If I’d raised pre-flop, I probably wouldn’t have seen much action.  That eight-nine offsuit might not have called a raise, and given that nobody else was interested in a fairly unthreatening flop there probably weren’t many other hands that would have paid to stick around either.

My net profit of $23 is quite likely more than I would have made by playing the hand "properly".  Which, of course, is results-oriented thinking, but what the heck.  I’m sure in theory I make more money by limping here too.

In fact, if I’d been playing a stack shorter that $100, you actually want your pocket aces to lose.  The minimum buy-in at Luxor is $40, so if you’re already playing a short stack strategy the value in this promotion is huge.  You would have to have an all-in bet called in three spots to win more money when your hand actually holds up!

As I was playing deeper than that (I began the hand with about $250 and the eventual winner had enough to cover me) I fancied a bit of two-way action: slow-play the hand for deception in the hope of winning a bigger pot, but with a $100 safety net if it all went pear shaped.

Back to the table: "Nicely done", says the winner of the pot and we almost high-five across the table.  Except because we’re sitting at opposite ends, there’s about six feet of air between our palms.  But the thought is there.

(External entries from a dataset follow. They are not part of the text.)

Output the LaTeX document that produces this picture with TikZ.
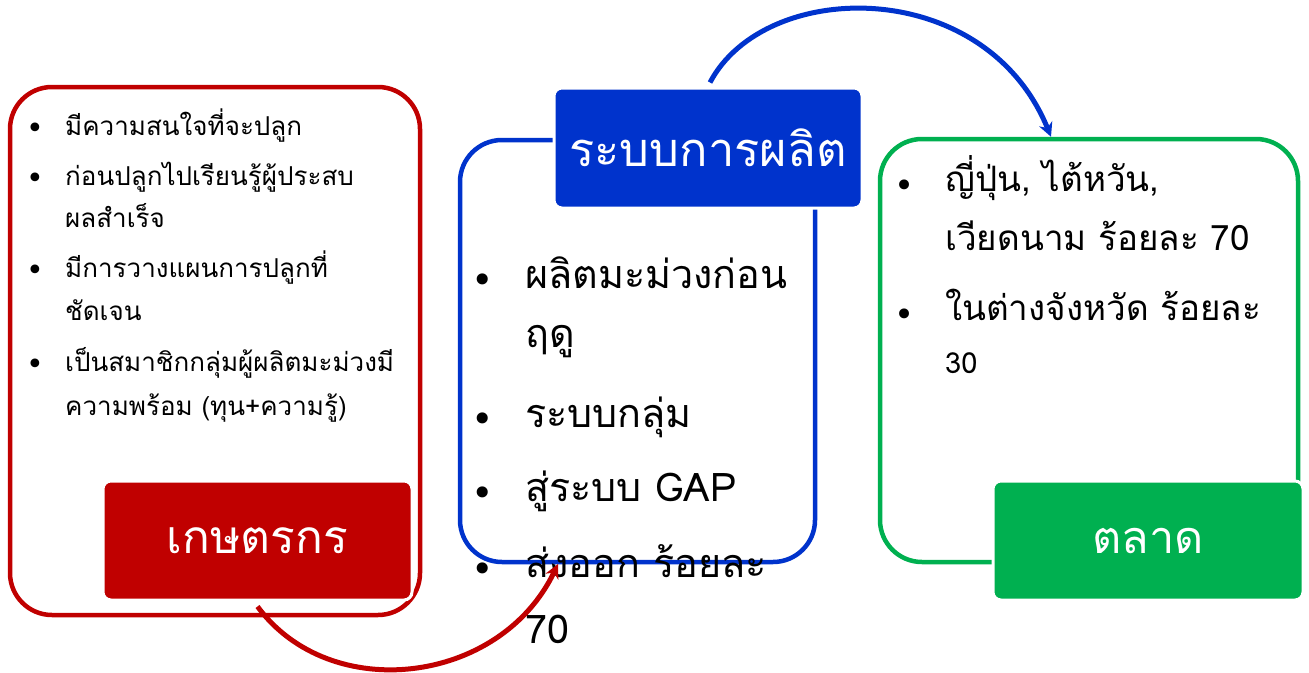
\documentclass[tikz,border=0pt]{standalone}
\usepackage{fontspec}
\setmainfont[Script=Thai]{Loma}
\newfontfamily\dv{DejaVu Sans}
\usetikzlibrary{arrows.meta}
\definecolor{cred}{RGB}{192,0,0}
\definecolor{cblue}{RGB}{0,51,204}
\definecolor{cgreen}{RGB}{0,176,80}
\tikzset{
  outline/.style={draw=#1, line width=4.5pt, rounded corners=42pt, fill=none},
  label/.style={fill=#1, draw=white, line width=3pt, rounded corners=8pt, text=white, inner sep=0pt},
  ln/.style={anchor=west, inner sep=0pt, text height=1em, text depth=0em},
  bul/.style={anchor=center, inner sep=0pt},
  conn/.style={line width=5pt, -{Stealth[length=14pt,width=14pt]}}
}
\newcommand{\bsm}{{\dv\fontsize{30}{30}\selectfont •}}
\newcommand{\bbg}{{\dv\fontsize{38}{38}\selectfont •}}
\newcommand{\bmd}{{\dv\fontsize{34}{34}\selectfont •}}
\begin{document}
\begin{tikzpicture}[x=1pt,y=-1pt]
\useasboundingbox (0,0) rectangle (1309,672);
% outlines
\node[outline=cred, minimum width=410pt, minimum height=528pt] (fbox) at (215,351) {};
\node[outline=cblue, minimum width=355pt, minimum height=422pt] (pbox) at (637.5,351) {};
\node[outline=cgreen, minimum width=418pt, minimum height=423pt] (mbox) at (1089,350.5) {};
% labels
\node[label=cred, minimum width=309pt, minimum height=119pt, font=\fontsize{46}{54}\selectfont] (flab) at (257.5,540.5) {เกษตรกร};
\node[label=cblue, minimum width=308pt, minimum height=120pt, font=\fontsize{47}{54}\selectfont] (plab) at (708,148) {ระบบการผลิต};
\node[label=cgreen, minimum width=310pt, minimum height=119pt, font=\fontsize{45}{54}\selectfont] (mlab) at (1148,540.5) {ตลาด};
% left text
\begin{scope}[font=\fontsize{26}{30}\selectfont]
\node[bul] (fb1) at (35,131) {\bsm};
\node[ln] (f1) at (65,130) {มีความสนใจที่จะปลูก};
\node[bul] (fb2) at (35,181) {\bsm};
\node[ln] (f2a) at (65,180) {ก่อนปลูกไปเรียนรู้ผู้ประสบ};
\node[ln] (f2b) at (65,222) {ผลสำเร็จ};
\node[bul] (fb3) at (35,273) {\bsm};
\node[ln] (f3a) at (65,272) {มีการวางแผนการปลูกที่};
\node[ln] (f3b) at (65,315) {ชัดเจน};
\node[bul] (fb4) at (35,367) {\bsm};
\node[ln] (f4a) at (65,366) {เป็นสมาชิกกลุ่มผู้ผลิตมะม่วงมี};
\node[ln] (f4b) at (65,410) {ความพร้อม (ทุน+ความรู้)};
\end{scope}
% middle text
\begin{scope}[font=\fontsize{39.5}{44}\selectfont]
\node[bul] (pb1) at (483,284) {\bbg};
\node[ln] (p1a) at (525,283) {ผลิตมะม่วงก่อน};
\node[ln] (p1b) at (525,342) {ฤดู};
\node[bul] (pb2) at (483,423) {\bbg};
\node[ln] (p2) at (525,422) {ระบบกลุ่ม};
\node[bul] (pb3) at (483,497) {\bbg};
\node[ln] (p3) at (525,496) {สู่ระบบ GAP};
\node[bul] (pb4) at (483,573) {\bbg};
\node[ln] (p4a) at (525,572) {ส่งออก ร้อยละ};
\node[ln] (p4b) at (525,638) {70};
\end{scope}
% right text
\begin{scope}[font=\fontsize{35}{40}\selectfont]
\node[bul] (mb1) at (905,189) {\bmd};
\node[ln] (m1a) at (945,186) {ญี่ปุ่น, ไต้หวัน,};
\node[ln] (m1b) at (945,245) {เวียดนาม ร้อยละ 70};
\node[bul] (mb2) at (905,318) {\bmd};
\node[ln] (m2a) at (945,315) {ในต่างจังหวัด ร้อยละ};
\node[ln, font=\fontsize{29}{32}\selectfont] (m2b) at (945,368) {30};
\end{scope}
% connectors
\draw[conn, draw=cblue] (plab.north) ++(2,-4) coordinate (bs) (bs) .. controls (765,-22) and (985,-25) .. (mbox.north -| 1051,0);
\draw[conn, draw=cred] (flab.south) ++(0,5) coordinate (rs) (rs) .. controls (330,705) and (500,685) .. (558,564);
\end{tikzpicture}
\end{document}
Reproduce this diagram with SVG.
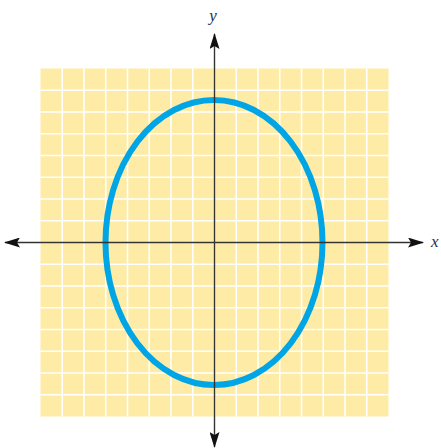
<svg xmlns="http://www.w3.org/2000/svg" width="441" height="448" viewBox="0 0 441 448">
<style>
.grid line{stroke:#ffffff;stroke-width:1.6}
.axis{stroke:#333333;stroke-width:1.4;fill:none}
.lbl{font-family:"Liberation Serif",serif;font-style:italic;font-size:17px;fill:#1f2d5c}
</style>
<defs>
<marker id="ah" viewBox="0 0 16 10" refX="15" refY="5" markerWidth="16" markerHeight="10" markerUnits="userSpaceOnUse" orient="auto">
<path d="M0,0 L16,5 L0,10 L3,5 Z" fill="#111111"/>
</marker>
</defs>
<g id="plane">
<rect x="40.5" y="68.5" width="348" height="348" fill="#fdeba6"/>
<g class="grid">
<line x1="62.25" y1="68.5" x2="62.25" y2="416.5"/>
<line x1="84" y1="68.5" x2="84" y2="416.5"/>
<line x1="105.75" y1="68.5" x2="105.75" y2="416.5"/>
<line x1="127.5" y1="68.5" x2="127.5" y2="416.5"/>
<line x1="149.25" y1="68.5" x2="149.25" y2="416.5"/>
<line x1="171" y1="68.5" x2="171" y2="416.5"/>
<line x1="192.75" y1="68.5" x2="192.75" y2="416.5"/>
<line x1="214.5" y1="68.5" x2="214.5" y2="416.5"/>
<line x1="236.25" y1="68.5" x2="236.25" y2="416.5"/>
<line x1="258" y1="68.5" x2="258" y2="416.5"/>
<line x1="279.75" y1="68.5" x2="279.75" y2="416.5"/>
<line x1="301.5" y1="68.5" x2="301.5" y2="416.5"/>
<line x1="323.25" y1="68.5" x2="323.25" y2="416.5"/>
<line x1="345" y1="68.5" x2="345" y2="416.5"/>
<line x1="366.75" y1="68.5" x2="366.75" y2="416.5"/>
<line x1="40.5" y1="90.25" x2="388.5" y2="90.25"/>
<line x1="40.5" y1="112" x2="388.5" y2="112"/>
<line x1="40.5" y1="133.75" x2="388.5" y2="133.75"/>
<line x1="40.5" y1="155.5" x2="388.5" y2="155.5"/>
<line x1="40.5" y1="177.25" x2="388.5" y2="177.25"/>
<line x1="40.5" y1="199" x2="388.5" y2="199"/>
<line x1="40.5" y1="220.75" x2="388.5" y2="220.75"/>
<line x1="40.5" y1="242.5" x2="388.5" y2="242.5"/>
<line x1="40.5" y1="264.25" x2="388.5" y2="264.25"/>
<line x1="40.5" y1="286" x2="388.5" y2="286"/>
<line x1="40.5" y1="307.75" x2="388.5" y2="307.75"/>
<line x1="40.5" y1="329.5" x2="388.5" y2="329.5"/>
<line x1="40.5" y1="351.25" x2="388.5" y2="351.25"/>
<line x1="40.5" y1="373" x2="388.5" y2="373"/>
<line x1="40.5" y1="394.75" x2="388.5" y2="394.75"/>
</g>
</g>
<g id="ellipse">
<ellipse cx="214" cy="242.5" rx="108.5" ry="142.5" fill="none" stroke="#00a5e6" stroke-width="6"/>
</g>
<g id="axes">
<line class="axis" x1="214.5" y1="242.5" x2="423" y2="242.5" marker-end="url(#ah)"/>
<line class="axis" x1="214.5" y1="242.5" x2="5" y2="242.5" marker-end="url(#ah)"/>
<line class="axis" x1="214.5" y1="242.5" x2="214.5" y2="34" marker-end="url(#ah)"/>
<line class="axis" x1="214.5" y1="242.5" x2="214.5" y2="447" marker-end="url(#ah)"/>
</g>
<g id="labels">
<text class="lbl" x="213" y="21" text-anchor="middle">y</text>
<text class="lbl" x="431" y="247">x</text>
</g>
</svg>
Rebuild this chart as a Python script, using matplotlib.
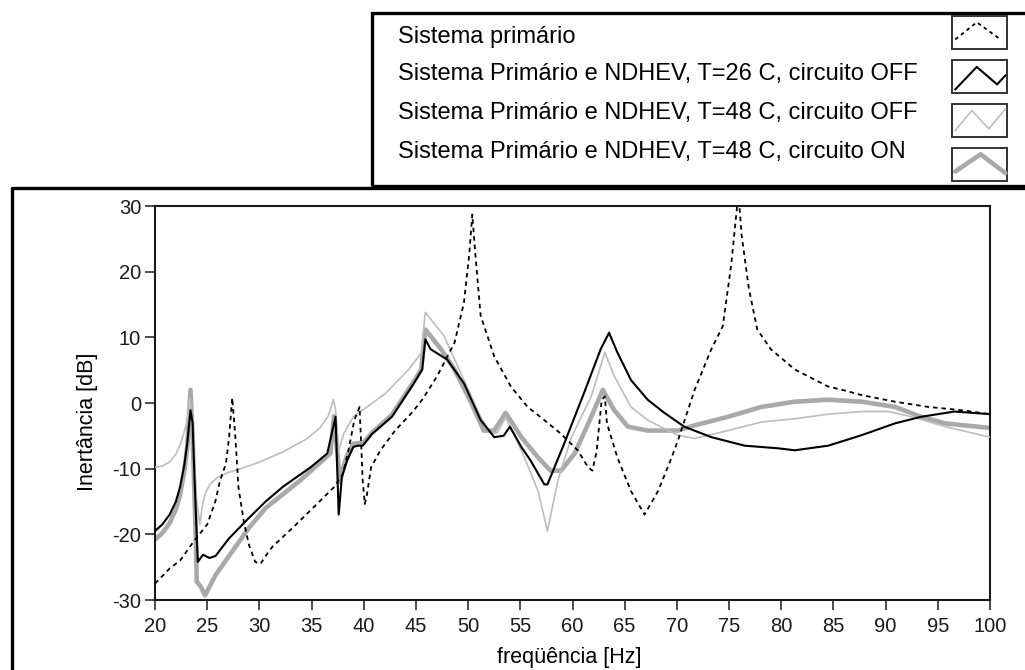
import matplotlib
matplotlib.use("Agg")
import matplotlib.pyplot as plt
from matplotlib.lines import Line2D
from matplotlib.patches import Rectangle

plt.rcParams['font.family'] = ['Liberation Sans', 'DejaVu Sans']
plt.rcParams['axes.unicode_minus'] = False

# Sistema primário
freq_prim = [20.0, 20.8, 21.4, 22.4, 23.7, 25.0, 25.8, 26.2, 26.8, 27.1, 27.4, 27.7,
             28.0, 28.5, 29.0, 29.6, 30.1, 30.9, 31.3, 33.2, 35.5, 37.1, 38.0, 38.5,
             39.1, 39.6, 39.9, 40.1, 40.3, 40.7, 41.6, 43.0, 44.6, 45.6, 47.0, 48.7,
             49.6, 50.1, 50.4, 50.7, 51.2, 52.5, 54.1, 55.7, 57.3, 58.9, 60.5, 61.5,
             61.9, 62.3, 62.8, 63.1, 63.3, 64.3, 65.6, 66.9, 68.2, 69.5, 70.1, 71.7,
             73.3, 74.4, 75.2, 75.9, 76.2, 76.9, 77.7, 79.0, 81.3, 82.9, 84.5, 86.1,
             87.7, 90.9, 94.1, 97.3, 100.0]
db_prim = [-27.5, -26.2, -25.2, -24.0, -21.1, -18.5, -14.9, -12.0, -9.2, -5.2, 0.8, -5.2,
           -12.9, -18.0, -21.6, -24.2, -24.5, -22.6, -21.8, -19.0, -15.4, -12.9, -10.8, -7.5,
           -2.6, -0.6, -11.8, -15.4, -14.0, -9.8, -7.2, -4.2, -1.5, 0.5, 4.0, 9.2,
           15.3, 22.5, 28.7, 22.5, 13.3, 7.1, 2.5, -0.6, -2.6, -4.7, -7.2, -9.8,
           -10.3, -7.5, 0.5, 1.0, -3.1, -8.3, -13.4, -17.0, -13.4, -8.3, -5.7, 2.0,
           8.2, 11.7, 21.0, 32.0, 25.6, 17.4, 11.2, 8.2, 5.1, 3.8, 2.5, 1.9,
           1.2, 0.2, -0.6, -1.1, -1.7]

# Sistema Primário e NDHEV, T=26 C, circuito OFF
freq_26off = [20.0, 20.7, 21.4, 22.0, 22.4, 22.8, 23.1, 23.4, 23.6, 23.8, 24.1, 24.6,
              25.2, 25.8, 27.1, 29.0, 30.6, 32.3, 34.9, 36.5, 37.3, 37.6, 37.9, 38.4,
              39.0, 39.4, 39.9, 40.8, 42.7, 44.8, 45.6, 45.9, 46.4, 48.0, 49.6, 51.2,
              52.5, 53.4, 54.0, 55.1, 56.0, 57.3, 57.6, 59.2, 61.1, 62.7, 63.5, 64.3,
              65.6, 67.2, 68.8, 70.7, 73.3, 76.5, 79.7, 81.3, 84.5, 87.7, 90.9, 93.4,
              96.6, 100.0]
db_26off = [-19.5, -18.5, -17.0, -15.0, -12.8, -9.5, -6.0, -1.1, -3.0, -12.0, -24.2, -23.1,
            -23.6, -23.3, -20.6, -17.5, -15.0, -12.7, -9.8, -7.7, -2.1, -17.0, -11.3, -8.8,
            -6.7, -6.5, -6.5, -4.7, -2.1, 3.0, 5.1, 9.7, 8.2, 6.6, 3.0, -2.6,
            -5.2, -5.0, -3.6, -6.7, -8.8, -12.4, -12.4, -6.2, 1.5, 8.2, 10.7, 7.7,
            3.5, 0.5, -1.5, -3.6, -5.2, -6.5, -6.9, -7.2, -6.5, -4.9, -3.1, -2.1,
            -1.3, -1.7]

# Sistema Primário e NDHEV, T=48 C, circuito OFF
freq_48off = [20.0, 20.7, 21.4, 22.0, 22.5, 22.9, 23.2, 23.35, 23.6, 24.0, 24.3, 24.5,
              24.8, 25.3, 26.0, 27.0, 28.4, 30.0, 32.3, 34.5, 35.8, 36.6, 37.1, 37.3,
              37.6, 38.1, 39.0, 39.9, 42.1, 44.3, 45.5, 45.9, 47.7, 49.0, 51.2, 52.2,
              52.8, 53.6, 55.1, 56.7, 57.6, 58.6, 59.9, 61.8, 63.1, 64.0, 65.6, 67.2,
              68.8, 70.1, 71.7, 74.9, 78.1, 81.3, 84.5, 87.7, 90.3, 92.5, 95.7, 100.0]
db_48off = [-9.8, -9.6, -9.0, -7.8, -6.0, -3.8, -1.5, 0.8, -5.0, -15.0, -18.5, -16.0,
            -13.8, -12.3, -11.3, -10.6, -9.9, -9.0, -7.4, -5.5, -3.8, -2.0, 0.5, -1.0,
            -7.2, -4.6, -2.1, -1.1, 1.5, 5.1, 7.6, 13.8, 10.2, 5.6, -2.1, -4.7,
            -4.5, -2.2, -7.2, -13.4, -19.5, -11.8, -5.2, 1.0, 7.7, 4.1, -0.6, -2.6,
            -3.9, -4.9, -5.4, -4.2, -2.9, -2.4, -1.7, -1.3, -1.3, -2.1, -3.6, -5.2]

# Sistema Primário e NDHEV, T=48 C, circuito ON
freq_48on = [20.0, 20.7, 21.4, 22.0, 22.4, 22.8, 23.1, 23.4, 23.6, 23.9, 24.0, 24.4,
             24.8, 25.8, 27.4, 29.0, 30.6, 33.9, 36.8, 37.15, 37.5, 37.7, 38.0, 38.4,
             39.0, 40.0, 40.8, 42.7, 44.8, 45.5, 45.9, 47.4, 48.7, 50.3, 51.5, 52.5,
             53.6, 55.1, 56.7, 57.9, 58.9, 60.2, 61.8, 62.9, 64.0, 65.3, 67.2, 70.1,
             71.7, 74.9, 78.1, 81.3, 84.5, 87.7, 90.9, 93.4, 95.7, 100.0]
db_48on = [-20.8, -19.8, -18.3, -16.2, -14.0, -10.5, -6.5, 2.0, -5.0, -20.0, -27.2, -28.0,
           -29.3, -26.2, -22.6, -19.0, -16.0, -11.8, -7.7, -2.0, -8.0, -12.0, -10.0, -8.0,
           -6.2, -6.0, -4.5, -1.8, 3.3, 5.1, 11.2, 8.2, 5.1, 0.0, -4.2, -4.2,
           -1.5, -5.2, -8.3, -10.3, -10.3, -7.7, -2.1, 2.0, -1.1, -3.6, -4.2, -4.2,
           -3.4, -2.1, -0.6, 0.2, 0.5, 0.2, -0.6, -2.1, -3.1, -3.8]

series_labels = [
    "Sistema primário",
    "Sistema Primário e NDHEV, T=26 C, circuito OFF",
    "Sistema Primário e NDHEV, T=48 C, circuito OFF",
    "Sistema Primário e NDHEV, T=48 C, circuito ON",
]
x_ticks = list(range(20, 101, 5))
y_ticks = list(range(-30, 31, 10))

W, H = 1025, 670
fig = plt.figure(figsize=(W / 100, H / 100), dpi=100)


def fx(px):
    return px / W


def fy(py):
    return 1 - py / H


styles = [
    dict(color="black", lw=1.3, ls=(0, (2.5, 2.2))),
    dict(color="black", lw=1.5, ls="-"),
    dict(color="#bdbdbd", lw=1.2, ls="-"),
    dict(color="#a9a9a9", lw=3.3, ls="-", solid_joinstyle="round", solid_capstyle="round"),
]

ax = fig.add_axes([fx(155), fy(600), (990 - 155) / W, (600 - 206) / H])
ax.plot(freq_48on, db_48on, zorder=2, **styles[3])
ax.plot(freq_48off, db_48off, zorder=3, **styles[2])
ax.plot(freq_26off, db_26off, zorder=4, **styles[1])
ax.plot(freq_prim, db_prim, zorder=5, **styles[0])

ax.set_xlim(20, 100)
ax.set_ylim(-30, 30)
ax.set_xticks(x_ticks)
ax.set_yticks(y_ticks)
ax.tick_params(direction="out", length=7, width=1.1, labelsize=14.5,
               top=False, right=False, colors="#1a1a1a")
ax.tick_params(axis="x", pad=5)
ax.tick_params(axis="y", pad=3)
for s in ax.spines.values():
    s.set_linewidth(1.5)
    s.set_color("#1a1a1a")

fig.text(fx(569), fy(657), "freqüência [Hz]", ha="center", va="center", fontsize=15.5)
fig.text(fx(87), fy(422), "Inertância [dB]", ha="center", va="center",
         rotation=90, fontsize=15.5)

# panel frame around the graph
fig.add_artist(Line2D([fx(11.5), fx(11.5), fx(1030)], [fy(680), fy(188.5), fy(188.5)],
                      transform=fig.transFigure, color="black", lw=2.4))

# legend box
fig.add_artist(Rectangle((fx(372), fy(186)), (1040 - 372) / W, (186 - 13) / H,
                         transform=fig.transFigure, fill=False, ec="black", lw=2.4))

text_y = [37, 74, 113, 152]
box_top = [16, 60, 104, 148]
box_h = 33
box_x0, box_x1 = 952, 1007
shapes = [
    ([0.06, 0.45, 0.85], [0.71, 0.19, 0.67]),
    ([0.06, 0.45, 0.82, 0.97], [0.89, 0.21, 0.74, 0.47]),
    ([0.06, 0.36, 0.67, 0.97], [0.80, 0.20, 0.75, 0.15]),
    ([0.06, 0.52, 0.97], [0.71, 0.19, 0.76]),
]
for i, label in enumerate(series_labels):
    fig.text(fx(398), fy(text_y[i]), label, ha="left", va="center", fontsize=17)
    top = box_top[i]
    fig.add_artist(Rectangle((fx(box_x0), fy(top + box_h)), (box_x1 - box_x0) / W, box_h / H,
                             transform=fig.transFigure, fill=False, ec="#333333", lw=1.4))
    xs, ys = shapes[i]
    px = [fx(box_x0 + u * (box_x1 - box_x0)) for u in xs]
    py = [fy(top + v * box_h) for v in ys]
    st = dict(styles[i])
    if i == 0:
        st["ls"] = (0, (2.0, 2.0))
    fig.add_artist(Line2D(px, py, transform=fig.transFigure, **st))

fig.savefig("out.png", dpi=100)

$100 for cracked aces is great value for the player.  You’re dealt pocket aces one time in every 221 hands, which means that roughly every 22 hands someone at the table will see them.  They win about 80% of the time against one other player, which means aces are going to be cracked roughly every 110 hands at any given (full) table.

It’s even more frequent than that when you slow-play and allow more opponents the chance to outdraw you.  Which is inevitably what this promotion causes to happen.

As the casino takes $1 from every pot to pay for promotions and pays $100 for cracked aces every 110 hands, it means that pretty much all the money taken is given back just in the aces cracked promo.

But as Luxor also pays an instant high hand jackpot (which is also fairly generous because for aces full of tens or higher counts, as well as any four of a kind or straight flush) right now they’re definitely giving away more to the players than they are collecting from the pot.

Another reason to love the aces cracked promotion is that it actually saved me money on a later hand as well.

I’d raised pre-flop with pocket queens and the player to my left – who I had pegged as a solid player and (from an earlier conversation about not chopping blinds with pairs or suited connectors to try to win a high hand jackpot) someone who knew about all the promotions at Luxor – just called.

Another player made it $40 to go, which I called and then my neighbour moved all-in for $106 more.

It was a fairly easy decision, so after the raiser folded I also threw away the queens and asked whether he wanted his hand to get cracked or actually to win a big pot.

He duly obliged in showing the aces, increasing my smug factor significantly, made some noise like "Bah!" and said "I wanted to have them cracked".

Aces cracked is a funny promotion and it does change the game, particularly when there is a decent prize at stake.  There’s just something morbidly appealing about the prospect of winning more money by losing a hand than you could by winning it.